De qui se moque-t-on ?
En dehors du discours intellectuel, l’artiste se veut pédagogue : « je me moque de l’art, je le fais sans le croire (sic) et je me moque de l’authenticité de l’artiste.» Il se moque aussi, dit-il, de la société de consommation, des grandes marques, et n’hésite pas à utiliser leurs logos en les ridiculisant, sans jamais être inquiété. Plus encore, il paraît que certains patrons de ces gros logos possèdent en leurs salons des œuvres de l’artiste. Et puis, si l’un d’entre eux trouvait un jour que le bouchon a été trop loin poussé, qu’à cela ne tienne, dit l’interviewé : « la prison, comme un musée est un podium ! » - Nous y voilà : Pourvu qu’on parle de moi….Je ne nommerai donc ni l’inventeur génial de cette machine, ni la dame pipi qui vend du papier Q à l’entrée et même des sachets d’excréments « tiens mon chéri, je t’ai rapporté un petit cadeau… » ni l’intervieweuse pâmée devant tant de beauté. « Vous rapprochez le public avec l’art !» lui dit-elle la bouche en cœur (oui, cela s’entend à la radio).

Le comble du comble
La production de ladite machine - des sacs d’excréments scellés - seraient cotée en Bourse ! Là, mon père doit se retourner dans ses cendres.
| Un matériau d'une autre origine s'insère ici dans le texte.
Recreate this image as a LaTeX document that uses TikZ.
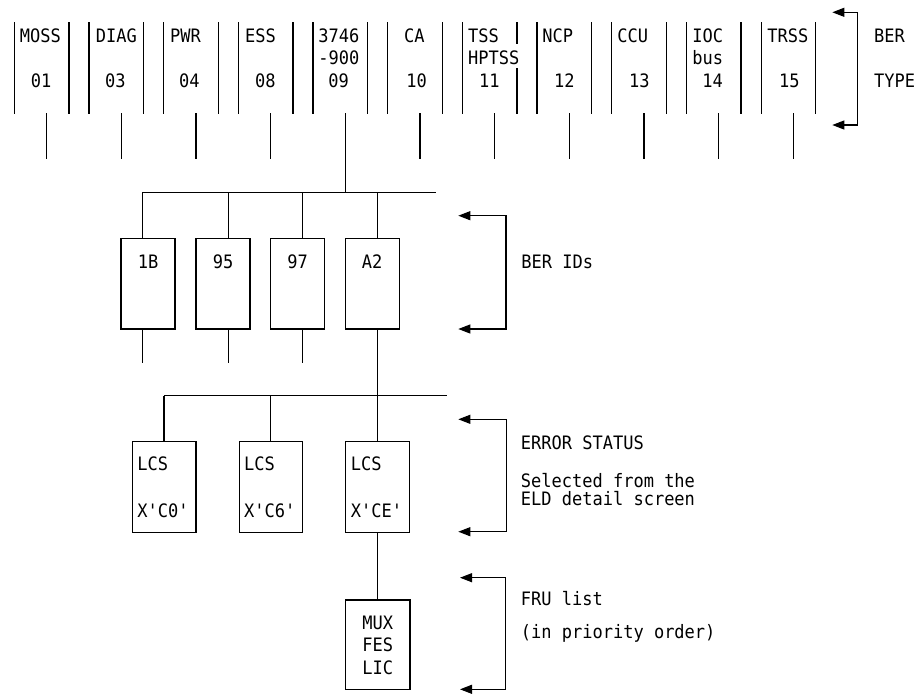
\documentclass[tikz,border=0pt]{standalone}
\usepackage{fontspec}
\setmonofont[FakeStretch=0.92]{DejaVu Sans Mono}
\usetikzlibrary{arrows.meta}
\newcommand\dmono{\ttfamily\fontsize{18.5}{20}\selectfont}
\begin{document}
\begin{tikzpicture}[x=1pt,y=-1pt,line width=1.2pt,
  lbl/.style={anchor=base west,inner sep=0pt,font=\dmono},
  clbl/.style={anchor=base,inner sep=0pt,font=\dmono},
  colside/.style={draw=none,minimum width=53.3pt,minimum height=90pt,inner sep=0pt},
  boxnode/.style={draw,inner sep=0pt},
  idbox/.style={boxnode,minimum width=54pt,minimum height=90.7pt},
  lcsbox/.style={boxnode,minimum width=63.7pt,minimum height=90.6pt},
  brk/.style={{Triangle[length=12pt,width=9pt]}-{Triangle[length=12pt,width=9pt]},line width=1.1pt}]
\useasboundingbox (0,0) rectangle (920,694);

% ---- BER type columns ----
\foreach \i in {0,...,10} {
  \node[colside] (col\i) at ({41.65+74.67*\i},68) {};
  \coordinate (d\i) at ({46.7+74.67*\i},113);
  \coordinate (e\i) at ({46.7+74.67*\i},159);
}
\foreach \i in {0,...,10} \draw (col\i.north west) -- (col\i.south west);
\foreach \i in {0,1,2,3,4,5,7,8,9,10} \draw (col\i.north east) -- (col\i.south east);
\draw (col6.north east) -- ++(0,22);
\draw (col6.south east) -- ++(0,-46);
\foreach \i in {0,1,2,3,5,6,7,8,9,10} \draw (d\i) -- (e\i);

\node[lbl] (tMOSS) at (19.2,42) {MOSS};   \node[lbl] (n01) at (30.2,87) {01};
\node[lbl] (tDIAG) at (95.2,42) {DIAG};   \node[lbl] (n03) at (104.5,87) {03};
\node[lbl] (tPWR) at (169.5,42) {PWR};    \node[lbl] (n04) at (178.5,87) {04};
\node[lbl] (tESS) at (244.5,42) {ESS};    \node[lbl] (n08) at (254.5,87) {08};
\node[lbl] (t3746) at (317.8,42) {3746};  \node[lbl] (t900) at (317.8,64.3) {-900};
\node[lbl] (n09) at (327.8,87) {09};
\node[lbl] (tCA) at (403.5,42) {CA};      \node[lbl] (n10) at (405.8,87) {10};
\node[lbl] (tTSS) at (467.5,42) {TSS};    \node[lbl] (tHPTSS) at (467.5,64.3) {HPTSS};
\node[lbl] (n11) at (478.5,87) {11};
\node[lbl] (tNCP) at (541.8,42) {NCP};    \node[lbl] (n12) at (553.5,87) {12};
\node[lbl] (tCCU) at (616.8,42) {CCU};    \node[lbl] (n13) at (628.5,87) {13};
\node[lbl] (tIOC) at (691.8,42) {IOC};    \node[lbl] (tbus) at (691.8,64.3) {bus};
\node[lbl] (n14) at (701.8,87) {14};
\node[lbl] (tTRSS) at (766.8,42) {TRSS};  \node[lbl] (n15) at (778.5,87) {15};

% BER TYPE bracket
\coordinate (a1) at (832.3,12.3); \coordinate (a2) at (857.7,12.3);
\coordinate (a3) at (857.7,125);  \coordinate (a4) at (832.3,125);
\draw[brk] (a1) -- (a2) -- (a3) -- (a4);
\node[lbl] (tBER) at (873.5,42) {BER};
\node[lbl] (tTYPE) at (873.5,87) {TYPE};

% ---- bus 1 and BER IDs ----
\coordinate (b1L) at (142.3,192.7); \coordinate (b1R) at (436,192.7);
\draw (b1L) -- (b1R);
\draw (d4) -- (d4 |- b1L);

\node[idbox] (id1B) at (148,283.65) {};
\node[idbox] (id95) at (223,283.65) {};
\node[idbox] (id97) at (297.5,283.65) {};
\node[idbox] (idA2) at (372.15,283.65) {};
\node[clbl] (t1B) at (148,268.3) {1B};
\node[clbl] (t95) at (223,268.3) {95};
\node[clbl] (t97) at (297.5,268.3) {97};
\node[clbl] (tA2) at (372.15,268.3) {A2};

\coordinate (k1B) at (142.3,192.7); \coordinate (k95) at (228.3,192.7);
\coordinate (k97) at (302.7,192.7); \coordinate (kA2) at (377.3,192.7);
\foreach \k/\b in {k1B/id1B,k95/id95,k97/id97,kA2/idA2}
  \draw (\k) -- (\k |- \b.north);
\foreach \k/\b in {k1B/id1B,k95/id95,k97/id97}
  \draw (\k |- \b.south) -- ++(0,33.3);

\coordinate (m1) at (458.3,215.7); \coordinate (m2) at (506,215.7);
\coordinate (m3) at (506,329);     \coordinate (m4) at (458.3,329);
\draw[brk] (m1) -- (m2) -- (m3) -- (m4);
\node[lbl] (tBERID) at (520.8,268.3) {BER IDs};

% ---- bus 2 and error status ----
\coordinate (b2L) at (164,395.7); \coordinate (b2R) at (447.3,395.7);
\draw (b2L) -- (b2R);
\draw (kA2 |- idA2.south) -- (kA2 |- b2L);

\node[lcsbox] (lcs1) at (164.15,487) {};
\node[lcsbox] (lcs2) at (271,487) {};
\node[lcsbox] (lcs3) at (377.5,487) {};
\coordinate (kc1) at (164,395.7); \coordinate (kc2) at (270.7,395.7);
\coordinate (kc3) at (377.3,395.7);
\foreach \k/\b in {kc1/lcs1,kc2/lcs2,kc3/lcs3}
  \draw (\k) -- (\k |- \b.north);

\node[lbl] (l1a) at (136.8,470.7) {LCS}; \node[lbl] (l1b) at (136.8,517.3) {X'C0'};
\node[lbl] (l2a) at (243.5,470.7) {LCS}; \node[lbl] (l2b) at (243.5,517.3) {X'C6'};
\node[lbl] (l3a) at (350.2,470.7) {LCS}; \node[lbl] (l3b) at (350.2,517.3) {X'CE'};

\coordinate (p1) at (458.3,419.3); \coordinate (p2) at (506.7,419.3);
\coordinate (p3) at (506.7,531.7); \coordinate (p4) at (458.3,531.7);
\draw[brk] (p1) -- (p2) -- (p3) -- (p4);
\node[lbl] (tERR) at (520.2,449) {ERROR STATUS};
\node[lbl] (tSEL) at (520.2,487.7) {Selected from the};
\node[lbl] (tELD) at (520.2,505) {ELD detail screen};

% ---- FRU list ----
\node[boxnode,minimum width=64.3pt,minimum height=89.3pt] (fru) at (377.85,644.65) {};
\draw (kc3 |- lcs3.south) -- (kc3 |- fru.north);
\node[clbl] (tMUX) at (377.85,629.3) {MUX};
\node[clbl] (tFES) at (377.85,651.7) {FES};
\node[clbl] (tLIC) at (377.85,674) {LIC};

\coordinate (q1) at (460,577.7); \coordinate (q2) at (505.7,577.7);
\coordinate (q3) at (505.7,689.3); \coordinate (q4) at (460,689.3);
\draw[brk] (q1) -- (q2) -- (q3) -- (q4);
\node[lbl] (tFRU) at (520.2,605) {FRU list};
\node[lbl] (tPRI) at (520.2,638.3) {(in priority order)};
\end{tikzpicture}
\end{document}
À moins que nous n'ayons à faire à un marketincanular, rien d’étonnant à ce que l’économie mondiale soit constipée.

* le Conseil des Arts du Canada a subventionné une banane qui vole au-dessus du Texas – Il devrait s’appeler Conseil des arts contemporains car dès que l’on colle contemporain à l’art, on obtient souvent de la merde.